On the other hand, A major Mughal reform introduced by Akbar was a new land revenue system called zabt. He replaced the tribute system, previously common in India and used by Tokugawa Japan at the time, with a monetary tax system based on a uniform currency. The revenue system was biased in favour of higher value cash crops such as cotton, indigo, sugar cane, tree-crops, and opium, providing state incentives to grow cash crops, in addition to rising market demand. Under the zabt system, the Mughals also conducted extensive cadastral surveying to assess the area of land under plow cultivation, with the Mughal state encouraging greater land cultivation by offering tax-free periods to those who brought new land under cultivation.
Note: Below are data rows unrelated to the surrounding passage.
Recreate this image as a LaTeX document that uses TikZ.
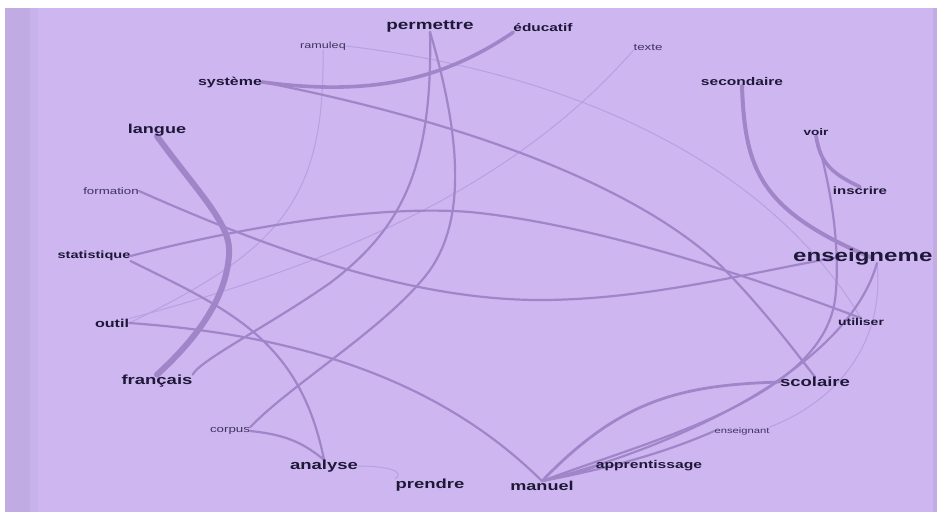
\documentclass[tikz,border=0pt]{standalone}
\usepackage{fontspec}
\usepackage{graphicx}
\setmainfont{Liberation Sans}
\definecolor{bgmain}{RGB}{206,182,241}
\definecolor{bgleft}{RGB}{192,172,227}
\definecolor{bgstripe}{RGB}{200,178,236}
\definecolor{bgright}{RGB}{195,172,230}
\definecolor{edgec}{RGB}{160,134,200}
\definecolor{faintc}{RGB}{184,160,226}
\definecolor{txt}{RGB}{30,24,56}
\definecolor{txtsmall}{RGB}{62,52,92}
\newcommand\wide[1]{\scalebox{1.4}[1]{#1}}
\newcommand\fs[1]{\fontsize{#1}{#1}\selectfont}
\pgfdeclarelayer{bglayer}
\pgfdeclarelayer{edgelayer}
\pgfsetlayers{bglayer,edgelayer,main}
\tikzset{
  lab/.style={text=txt, inner sep=0pt, font=\bfseries},
  slab/.style={text=txtsmall, inner sep=0pt},
  ed/.style={draw=edgec, line width=2.2pt, line cap=round},
  faint/.style={draw=faintc, line width=1pt, line cap=round},
}
\begin{document}
\begin{tikzpicture}[x=1pt,y=-1pt]
\useasboundingbox (0,0) rectangle (939,512);
\begin{pgfonlayer}{bglayer}
  \fill[white] (0,0) rectangle (939,512);
  \fill[bgmain] (5,8) rectangle (935,512);
  \fill[bgleft] (5,8) rectangle (30,512);
  \fill[bgstripe] (30,8) rectangle (38,512);
  \fill[bgright] (933,8) rectangle (937,512);
\end{pgfonlayer}
% labels
\node[lab, font=\bfseries\fs{13.5}] (permettre) at (430,26) {\wide{permettre}};
\node[lab, font=\bfseries\fs{11}] (educatif) at (543,28) {\wide{éducatif}};
\node[slab, font=\fs{9}] (ramuleq) at (323,46) {\wide{ramuleq}};
\node[slab, font=\fs{9.5}] (texte) at (648,47) {\wide{texte}};
\node[lab, font=\bfseries\fs{11.4}] (systeme) at (230,82) {\wide{système}};
\node[lab, font=\bfseries\fs{11.1}] (secondaire) at (742,82) {\wide{secondaire}};
\node[lab, font=\bfseries\fs{12.9}] (langue) at (157,130) {\wide{langue}};
\node[lab, font=\bfseries\fs{9.7}] (voir) at (816,132) {\wide{voir}};
\node[slab, font=\fs{9.5}] (formation) at (111,191) {\wide{formation}};
\node[lab, font=\bfseries\fs{10.7}] (inscrire) at (860,191) {\wide{inscrire}};
\node[lab, font=\bfseries\fs{10.4}] (statistique) at (94,256) {\wide{statistique}};
\node[lab, font=\bfseries\fs{17.2}, anchor=west] (enseignement) at (793,257) {\wide{enseigneme}};
\node[lab, font=\bfseries\fs{11.5}] (outil) at (112,323) {\wide{outil}};
\node[lab, font=\bfseries\fs{10}] (utiliser) at (861,322) {\wide{utiliser}};
\node[lab, font=\bfseries\fs{13.2}] (francais) at (157,381) {\wide{français}};
\node[lab, font=\bfseries\fs{13.2}] (scolaire) at (815,382) {\wide{scolaire}};
\node[slab, font=\fs{9.5}] (corpus) at (230,431) {\wide{corpus}};
\node[slab, font=\fs{8}] (enseignant) at (742,431) {\wide{enseignant}};
\node[lab, font=\bfseries\fs{13.2}] (analyse) at (324,466) {\wide{analyse}};
\node[lab, font=\bfseries\fs{11.2}] (apprentissage) at (649,466) {\wide{apprentissage}};
\node[lab, font=\bfseries\fs{13.2}] (prendre) at (430,485) {\wide{prendre}};
\node[lab, font=\bfseries\fs{12.9}] (manuel) at (542,486) {\wide{manuel}};
\begin{pgfonlayer}{edgelayer}
% faint edges
\draw[faint] (ramuleq.south) .. controls (325,200) and (280,250) .. (outil.east);
\draw[faint] (texte.south west) .. controls (520,180) and (350,260) .. (outil.north east);
\draw[faint] (ramuleq.east) .. controls (550,70) and (760,150) .. (utiliser.north);
\draw[faint] (analyse.east) .. controls (390,466) and (405,472) .. (prendre.north west);
\draw[faint] ([xshift=84pt,yshift=-6pt]enseignement.west) .. controls (885,340) and (840,400) .. (enseignant.north east);
% thick edges
\draw[ed, line width=6pt] (langue.south) .. controls (200,195) and (232,225) .. (229,255) .. controls (226,300) and (195,340) .. (francais.north);
\draw[ed, line width=3.6pt] (systeme.east) .. controls (380,98) and (450,75) .. (educatif.south west);
\draw[ed, line width=4pt] (secondaire.south) .. controls (745,170) and (760,210) .. ([xshift=77pt]enseignement.west);
\draw[ed, line width=3.6pt] (voir.south) .. controls (820,165) and (835,175) .. (inscrire.north);
% normal edges
\draw[ed] (systeme.east) .. controls (480,125) and (640,190) .. (720,265) .. controls (760,305) and (790,345) .. (scolaire.north);
\draw[ed] (permettre.south) .. controls (433,170) and (400,230) .. (330,283) .. controls (270,325) and (200,360) .. (francais.north east);
\draw[ed] (permettre.south) .. controls (462,140) and (465,220) .. (430,270) .. controls (390,325) and (290,385) .. (corpus.north east);
\draw[ed] (statistique.east) .. controls (250,225) and (380,205) .. (470,212) .. controls (600,225) and (760,280) .. (utiliser.north);
\draw[ed] (formation.east) .. controls (250,240) and (400,300) .. (540,300) .. controls (650,300) and (760,270) .. ([xshift=47pt]enseignement.west);
\draw[ed] (statistique.south east) .. controls (230,310) and (300,340) .. (analyse.north);
\draw[ed] (outil.east) .. controls (300,335) and (440,380) .. (manuel.north);
\draw[ed] (corpus.east) .. controls (290,435) and (305,445) .. (analyse.north);
\draw[ed] (voir.south) .. controls (835,200) and (840,260) .. (835,300) .. controls (820,400) and (650,440) .. (manuel.north);
\draw[ed, line width=2.8pt] (scolaire.west) .. controls (680,385) and (620,400) .. (manuel.north);
\draw[ed] ([xshift=84pt,yshift=-6pt]enseignement.west) .. controls (850,360) and (700,440) .. (manuel.north);
\draw[ed] (enseignant.west) .. controls (660,455) and (600,470) .. (manuel.north);
\draw[ed] (apprentissage.west) .. controls (590,470) and (570,474) .. (manuel.north);
\end{pgfonlayer}
\end{tikzpicture}
\end{document}
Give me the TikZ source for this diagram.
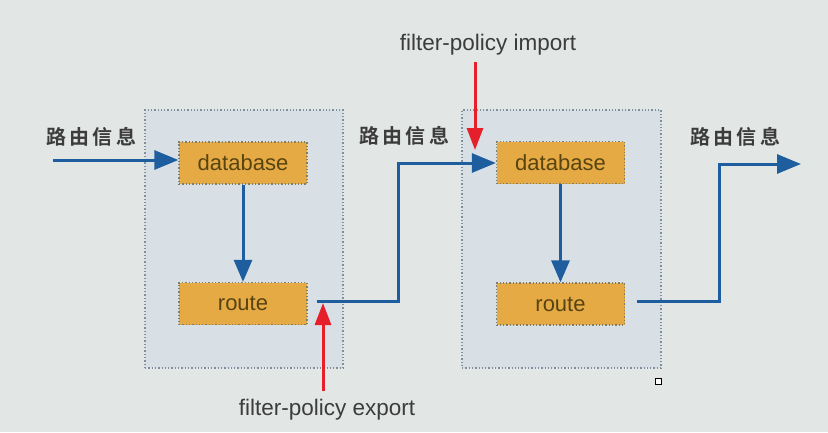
\documentclass[tikz,border=0pt]{standalone}
\usepackage{fontspec}
\setmainfont{Liberation Sans}
\newfontfamily\cjk{Noto Sans CJK SC}[BoldFont={* Bold}]
\usetikzlibrary{arrows.meta,calc}
\definecolor{bg}{HTML}{E2E6E4}
\definecolor{contfill}{HTML}{D8E0E6}
\definecolor{contline}{HTML}{7F8FA0}
\definecolor{boxfill}{HTML}{E6AA45}
\definecolor{boxline}{HTML}{7F7F68}
\definecolor{blueline}{HTML}{1E5E9E}
\definecolor{redline}{HTML}{E5202A}
\definecolor{txt}{HTML}{3C3C3C}
\definecolor{boxtxt}{HTML}{574410}
\tikzset{
  container/.style={draw=contline, fill=contfill, dotted, line width=1.3pt, inner sep=0pt},
  funcbox/.style={draw=boxline, fill=boxfill, dotted, line width=1.3pt, inner sep=0pt,
    minimum width=128pt, minimum height=42pt, text=boxtxt, font=\fontsize{22}{24}\selectfont},
  flow/.style={draw=blueline, line width=3pt, -{Triangle[length=24pt,width=19pt]}},
  flowv/.style={draw=blueline, line width=3pt, -{Triangle[length=22pt,width=18pt]}},
  policy/.style={draw=redline, line width=3pt, -{Triangle[length=22pt,width=16pt]}},
  cnlabel/.style={text=txt, font=\cjk\bfseries\fontsize{20}{22}\selectfont, inner sep=0pt},
  enlabel/.style={text=txt, font=\fontsize{22.5}{24}\selectfont, inner sep=0pt}
}
\begin{document}
\begin{tikzpicture}[x=1pt,y=-1pt]
  \fill[bg] (0,0) rectangle (828,432);
  \useasboundingbox (0,0) rectangle (828,432);
  % containers
  \node[container, minimum width=198pt, minimum height=258pt] (c1) at (244,239) {};
  \node[container, minimum width=199pt, minimum height=258pt] (c2) at (561.5,239) {};
  % inner boxes
  \node[funcbox] (db1) at (243,163) {database};
  \node[funcbox] (rt1) at (243,303.5) {route};
  \node[funcbox] (db2) at (560.5,162.5) {database};
  \node[funcbox] (rt2) at (560.5,304) {route};
  % labels
  \node[cnlabel] (l1) at (91,137) {路\,由\,信\,息};
  \node[cnlabel] (l2) at (404,136) {路\,由\,信\,息};
  \node[cnlabel] (l3) at (735,137) {路\,由\,信\,息};
  \node[enlabel] (imp) at (488,45) {filter-policy import};
  \node[enlabel] (exp) at (327,410) {filter-policy export};
  % coordinates
  \coordinate (in) at (53,160);
  \coordinate (k1) at (398,163);
  \coordinate (k2) at (719,164);
  \coordinate (out) at (801,164);
  \coordinate (impS) at (475,62);
  \coordinate (impE) at (475,150);
  \coordinate (expS) at (323,391);
  \coordinate (expE) at (323,303);
  % blue flows
  \draw[flow] (in) -- (in -| db1.west);
  \draw[flowv] (db1.south) -- (rt1.north);
  \draw[flow] ([xshift=9pt,yshift=2.5pt]rt1.east) -| (k1) -- (k1 -| db2.west);
  \draw[flowv] (db2.south) -- (rt2.north);
  \draw[flow] ([xshift=12pt,yshift=3pt]rt2.east) -| (k2) -- (out);
  % red policy arrows
  \draw[policy] (impS) -- (impE);
  \draw[policy] (expS) -- (expE);
  % small square mark
  \node[draw=black, fill=white, line width=0.8pt, minimum size=6pt, inner sep=0pt] (mk) at (658,381) {};
\end{tikzpicture}
\end{document}
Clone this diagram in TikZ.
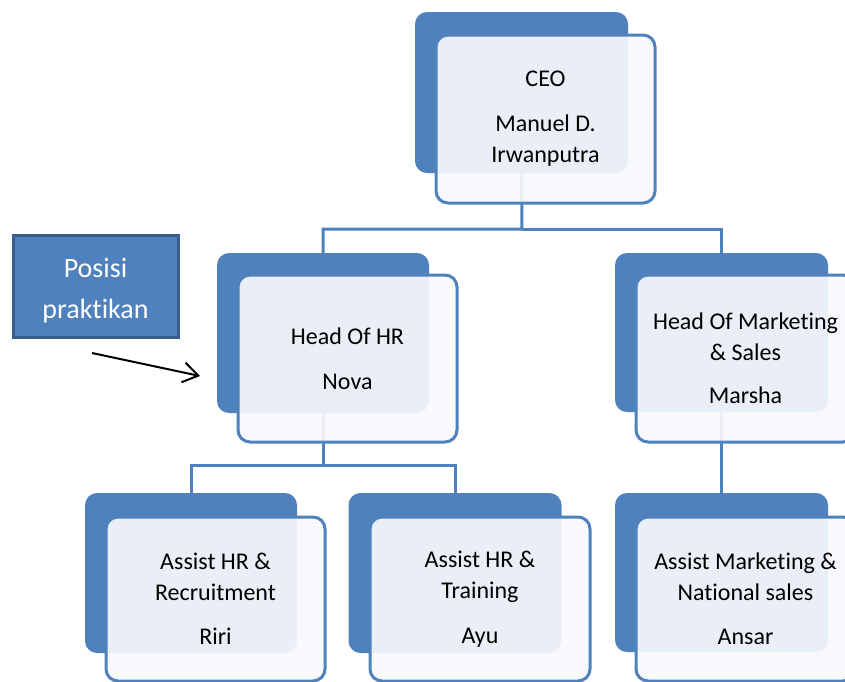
\documentclass[tikz,border=0pt]{standalone}
\usepackage{fontspec}
\setmainfont{Carlito}[RawFeature=-liga, RawFeature=-clig, RawFeature=-calt]
\usetikzlibrary{arrows.meta}
\definecolor{accent}{HTML}{4F81BD}
\definecolor{accentdark}{HTML}{385D8A}
\definecolor{frontfill}{HTML}{F8F9FD}
\begin{document}
\begin{tikzpicture}[x=1pt,y=-1pt,
  backbox/.style={fill=accent, rounded corners=12pt, inner sep=0pt},
  frontbox/.style={fill=frontfill, fill opacity=0.92, text opacity=1, draw=accent,
    line width=3pt, rounded corners=12pt, inner sep=0pt, align=center,
    font=\fontsize{24}{31}\selectfont, text=black},
  conn/.style={draw=accent, line width=3pt},
  notebox/.style={fill=accent, draw=accentdark, line width=3pt, inner sep=0pt},
  notetext/.style={align=center, text=white, font=\fontsize{28}{41}\selectfont},
  pointer/.style={draw=black, line width=2pt, -{Straight Barb[length=15pt,width=20pt]}}]
\useasboundingbox (0,0) rectangle (845,681);
\clip (0,0) rectangle (845,681);

% back (dark) boxes
\node[backbox, minimum width=213, minimum height=161] (ceoB) at (521.5,92.5) {};
\node[backbox, minimum width=212, minimum height=160] (hrB) at (323,333) {};
\node[backbox, minimum width=213, minimum height=159] (mkB) at (721.5,332.5) {};
\node[backbox, minimum width=212, minimum height=160] (recB) at (191,573) {};
\node[backbox, minimum width=213, minimum height=160] (trB) at (455,573) {};
\node[backbox, minimum width=213, minimum height=159] (amB) at (721.5,572.5) {};

% connectors (seen through the translucent front boxes)
\coordinate (j1) at (522,229);
\coordinate (j2) at (323,465);
\draw[conn] (ceoB.south) -- (j1) -| (hrB.north);
\draw[conn] (j1) -| (mkB.north);
\draw[conn] (hrB.south) -- (j2) -| (recB.north);
\draw[conn] (j2) -| (trB.north);
\draw[conn] (mkB.south) -- (amB.north);

% front boxes
\node[frontbox, minimum width=219, minimum height=168] (ceo) at (545.5,119)
  {CEO\\[14pt]Manuel D.\\Irwanputra};
\node[frontbox, minimum width=219, minimum height=167] (hr) at (347.5,358.5)
  {Head Of HR\\[14pt]Nova};
\node[frontbox, minimum width=219, minimum height=167] (mk) at (745.5,358.5)
  {Head Of Marketing\\\& Sales\\[12pt]Marsha};
\node[frontbox, minimum width=219, minimum height=164] (rec) at (215.5,599)
  {Assist HR \&\\Recruitment\\[13pt]Riri};
\node[frontbox, minimum width=220, minimum height=164] (tr) at (480,599)
  {Assist HR \&\\Training\\[14pt]Ayu};
\node[frontbox, minimum width=219, minimum height=164] (am) at (745.5,599)
  {Assist Marketing \&\\National sales\\[13pt]Ansar};

% note box and pointer
\node[notebox, minimum width=165, minimum height=102] (note) at (95.5,286) {};
\node[notetext] (noteT) at (95.5,291) {Posisi\\praktikan};
\coordinate (ps) at (92,353);
\coordinate (pe) at (200,376);
\draw[pointer] (ps) -- (pe);
\end{tikzpicture}
\end{document}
The expansion of agriculture and cultivation continued under later Mughal emperors including Aurangzeb, whose 1665 firman edict stated: "the entire elevated attention and desires of the Emperor are devoted to the increase in the population and cultivation of the Empire and the welfare of the whole peasantry and the entire people.
Answer:
Zamindars are headmen or local chieftains called zamindars by Mughals to whom peasants paid taxes. Zabt is a revenue system in which there is a survey of crop yield,prices and areas for 10 years. ... This system is not followed in Bengal and Gujarat but is in Mughal administration.
Explanation:
Complete step by step solution:
Zabt was a revenue system which was introduced during the Mughal period. Most of the people in the medieval period depended on agriculture both for food and riches. Any kingdom’s prosperity depended on the riches of the ruler. These riches mainly came from the taxes collected from farmers for agriculture. So for a proper flow of collection of taxes, Mughals appointed zamindars for tax collections or revenue on land. This tax was known as Zabt.
Farmers paid taxes to their local chiefs or heads and those heads paid the same to their ruler workings as a link between the farmers and rulers. Each crop had a different revenue cost. This system also included taking careful surveys of crops and fields and prices cultivated for a 10 year period. On the basis of this, the prices of each crop were fixed beforehand. Provinces all over were divided into revenue circles having their own rates for different crops. This system helped to keep accounts. This system was applied in northern India, Malwa and some parts of Gujarat. This revenue system boosted rapid economic expansion. This is how moneylenders increasingly became active. Todarmal was the finance minister in the court of Akbar at that time and he kept a record of things.